The efficacy of digital contact tracing against coronavirus disease 2019 (COVID-19) epidemic is debated: Smartphone penetration is limited in many countries, with low coverage among the elderly, the most vulnerable to COVID-19.
Quantifying the impact of digital contact tracing is essential to envision this strategy within a wider response plan against the COVID-19 epidemic.

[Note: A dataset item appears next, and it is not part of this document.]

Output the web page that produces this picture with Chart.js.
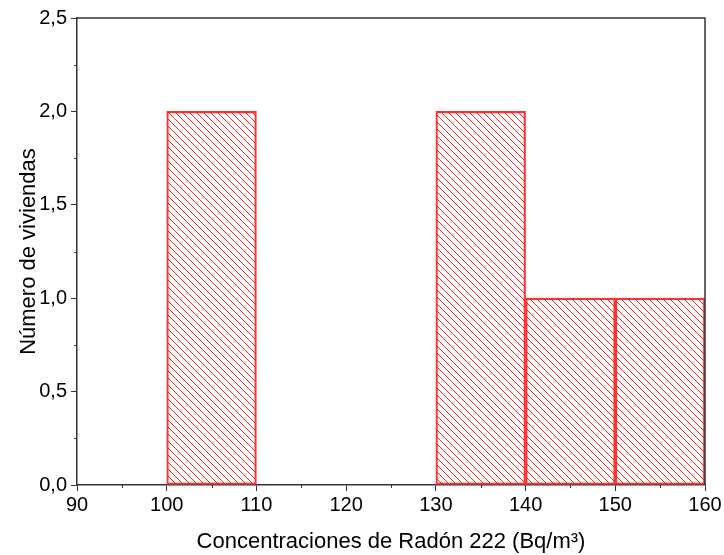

We modeled this intervention together with household isolation assuming a 50% detection of clinical cases. In a scenario of high transmissibility (R = 2.6), we found that household isolation by itself would produce a reduction in peak incidence of 27%, while the inclusion of digital contact tracing could increase this effect by 30% for a reasonably achievable app adoption (~20% of the population) and by 144% for a large-scale app adoption (~60%). At a moderate transmissibility level (R = 1.7), the app would substantially damp transmission (36 to 89% peak incidence reduction for increasing app adoption), bringing the epidemic to manageable levels if adopted by 32% of the population or more.
The app-based tracing and household isolation have different effects across settings, the first intervention efficiently preventing transmissions at work that are not well targeted by the second.
Moreover, app-based contact tracing also yields a protection for the elderly despite the lower penetration of smartphones in this age category.
These results may inform the inclusion of digital contact tracing within a COVID-19 response plan.